Print exactly the lines from the first one down to the line containing "return (H - B - yp) / ph", both ends included, with no pictures and nothing else.

####################

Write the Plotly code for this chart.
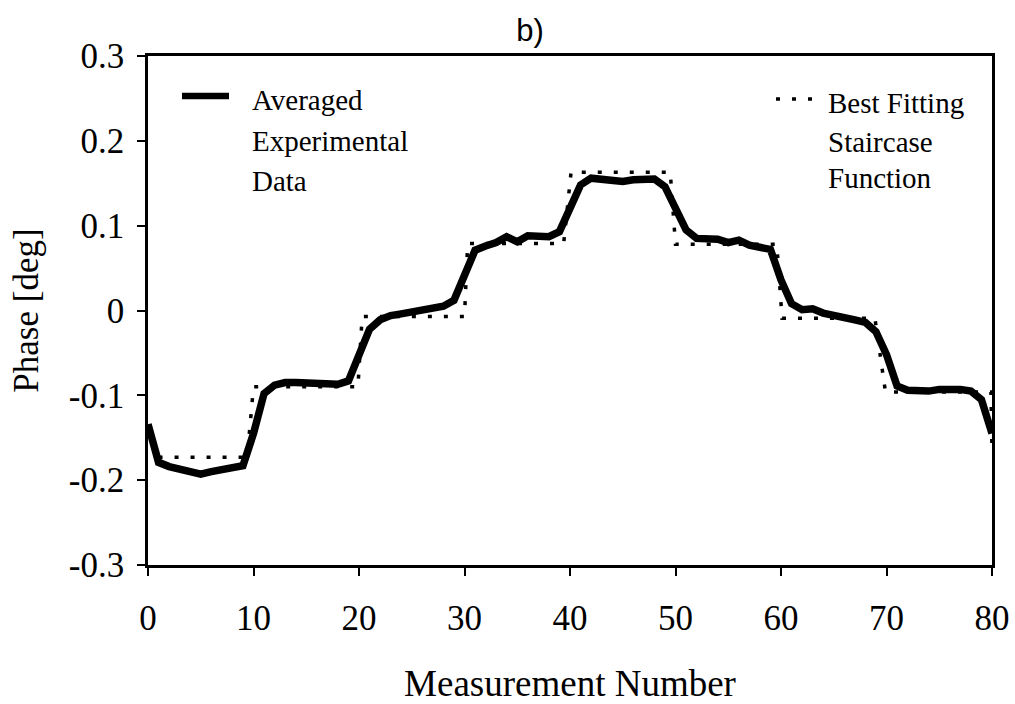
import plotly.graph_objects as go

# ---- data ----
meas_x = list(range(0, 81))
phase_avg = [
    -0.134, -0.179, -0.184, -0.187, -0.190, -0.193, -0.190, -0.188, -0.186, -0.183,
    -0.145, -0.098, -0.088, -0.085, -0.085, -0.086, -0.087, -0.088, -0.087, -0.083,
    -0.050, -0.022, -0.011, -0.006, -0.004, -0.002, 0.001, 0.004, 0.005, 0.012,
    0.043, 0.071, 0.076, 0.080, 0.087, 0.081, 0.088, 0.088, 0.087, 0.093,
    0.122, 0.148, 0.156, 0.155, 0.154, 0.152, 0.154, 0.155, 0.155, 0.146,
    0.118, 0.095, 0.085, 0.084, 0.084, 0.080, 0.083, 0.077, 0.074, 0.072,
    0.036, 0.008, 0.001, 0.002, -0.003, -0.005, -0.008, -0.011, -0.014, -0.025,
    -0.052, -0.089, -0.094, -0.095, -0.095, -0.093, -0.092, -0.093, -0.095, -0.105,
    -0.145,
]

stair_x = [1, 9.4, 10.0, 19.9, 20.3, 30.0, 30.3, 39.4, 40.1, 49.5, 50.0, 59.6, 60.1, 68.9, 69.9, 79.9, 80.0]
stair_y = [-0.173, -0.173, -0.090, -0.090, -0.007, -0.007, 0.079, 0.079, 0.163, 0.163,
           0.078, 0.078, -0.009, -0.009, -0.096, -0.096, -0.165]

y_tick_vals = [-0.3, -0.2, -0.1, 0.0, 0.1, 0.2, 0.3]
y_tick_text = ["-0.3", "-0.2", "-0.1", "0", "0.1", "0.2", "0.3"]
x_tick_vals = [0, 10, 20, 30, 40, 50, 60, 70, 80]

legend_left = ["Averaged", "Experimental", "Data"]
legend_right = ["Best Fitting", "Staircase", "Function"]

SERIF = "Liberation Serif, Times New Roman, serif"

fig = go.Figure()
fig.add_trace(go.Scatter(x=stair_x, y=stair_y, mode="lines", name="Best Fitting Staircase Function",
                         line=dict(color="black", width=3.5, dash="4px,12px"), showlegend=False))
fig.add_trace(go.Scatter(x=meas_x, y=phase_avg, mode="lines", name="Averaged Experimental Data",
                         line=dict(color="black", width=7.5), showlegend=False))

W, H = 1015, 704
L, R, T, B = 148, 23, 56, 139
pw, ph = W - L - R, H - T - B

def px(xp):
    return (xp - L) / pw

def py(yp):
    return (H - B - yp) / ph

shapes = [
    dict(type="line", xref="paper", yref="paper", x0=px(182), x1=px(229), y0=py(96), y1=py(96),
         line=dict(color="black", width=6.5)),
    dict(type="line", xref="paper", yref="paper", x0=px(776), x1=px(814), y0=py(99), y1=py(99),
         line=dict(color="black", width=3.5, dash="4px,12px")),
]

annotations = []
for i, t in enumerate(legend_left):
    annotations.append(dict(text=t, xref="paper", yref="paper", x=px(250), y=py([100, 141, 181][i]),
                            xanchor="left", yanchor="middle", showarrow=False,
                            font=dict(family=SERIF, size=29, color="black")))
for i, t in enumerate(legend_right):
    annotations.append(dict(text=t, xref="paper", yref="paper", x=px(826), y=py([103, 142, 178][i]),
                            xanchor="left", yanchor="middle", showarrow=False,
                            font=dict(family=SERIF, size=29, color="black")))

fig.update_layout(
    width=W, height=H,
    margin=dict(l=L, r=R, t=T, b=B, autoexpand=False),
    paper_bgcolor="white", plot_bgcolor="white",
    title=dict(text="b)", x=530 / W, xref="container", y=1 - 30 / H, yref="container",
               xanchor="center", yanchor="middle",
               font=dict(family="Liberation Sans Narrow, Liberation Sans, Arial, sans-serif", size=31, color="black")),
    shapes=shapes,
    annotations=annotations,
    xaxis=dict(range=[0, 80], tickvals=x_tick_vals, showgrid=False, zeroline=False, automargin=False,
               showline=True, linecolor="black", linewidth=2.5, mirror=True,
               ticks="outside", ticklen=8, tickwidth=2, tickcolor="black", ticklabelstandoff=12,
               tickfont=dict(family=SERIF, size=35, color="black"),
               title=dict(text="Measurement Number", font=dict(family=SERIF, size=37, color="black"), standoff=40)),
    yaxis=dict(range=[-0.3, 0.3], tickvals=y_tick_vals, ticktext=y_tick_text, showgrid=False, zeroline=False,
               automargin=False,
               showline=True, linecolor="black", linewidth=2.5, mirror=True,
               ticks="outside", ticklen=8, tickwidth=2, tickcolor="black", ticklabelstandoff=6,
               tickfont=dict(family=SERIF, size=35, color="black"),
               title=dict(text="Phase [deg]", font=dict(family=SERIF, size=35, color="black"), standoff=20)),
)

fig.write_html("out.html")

####################

# RESULT BELOW:
Write the Plotly code for this chart.
import plotly.graph_objects as go

# ---- data ----
meas_x = list(range(0, 81))
phase_avg = [
    -0.134, -0.179, -0.184, -0.187, -0.190, -0.193, -0.190, -0.188, -0.186, -0.183,
    -0.145, -0.098, -0.088, -0.085, -0.085, -0.086, -0.087, -0.088, -0.087, -0.083,
    -0.050, -0.022, -0.011, -0.006, -0.004, -0.002, 0.001, 0.004, 0.005, 0.012,
    0.043, 0.071, 0.076, 0.080, 0.087, 0.081, 0.088, 0.088, 0.087, 0.093,
    0.122, 0.148, 0.156, 0.155, 0.154, 0.152, 0.154, 0.155, 0.155, 0.146,
    0.118, 0.095, 0.085, 0.084, 0.084, 0.080, 0.083, 0.077, 0.074, 0.072,
    0.036, 0.008, 0.001, 0.002, -0.003, -0.005, -0.008, -0.011, -0.014, -0.025,
    -0.052, -0.089, -0.094, -0.095, -0.095, -0.093, -0.092, -0.093, -0.095, -0.105,
    -0.145,
]

stair_x = [1, 9.4, 10.0, 19.9, 20.3, 30.0, 30.3, 39.4, 40.1, 49.5, 50.0, 59.6, 60.1, 68.9, 69.9, 79.9, 80.0]
stair_y = [-0.173, -0.173, -0.090, -0.090, -0.007, -0.007, 0.079, 0.079, 0.163, 0.163,
           0.078, 0.078, -0.009, -0.009, -0.096, -0.096, -0.165]

y_tick_vals = [-0.3, -0.2, -0.1, 0.0, 0.1, 0.2, 0.3]
y_tick_text = ["-0.3", "-0.2", "-0.1", "0", "0.1", "0.2", "0.3"]
x_tick_vals = [0, 10, 20, 30, 40, 50, 60, 70, 80]

legend_left = ["Averaged", "Experimental", "Data"]
legend_right = ["Best Fitting", "Staircase", "Function"]

SERIF = "Liberation Serif, Times New Roman, serif"

fig = go.Figure()
fig.add_trace(go.Scatter(x=stair_x, y=stair_y, mode="lines", name="Best Fitting Staircase Function",
                         line=dict(color="black", width=3.5, dash="4px,12px"), showlegend=False))
fig.add_trace(go.Scatter(x=meas_x, y=phase_avg, mode="lines", name="Averaged Experimental Data",
                         line=dict(color="black", width=7.5), showlegend=False))

W, H = 1015, 704
L, R, T, B = 148, 23, 56, 139
pw, ph = W - L - R, H - T - B

def px(xp):
    return (xp - L) / pw

def py(yp):
    return (H - B - yp) / ph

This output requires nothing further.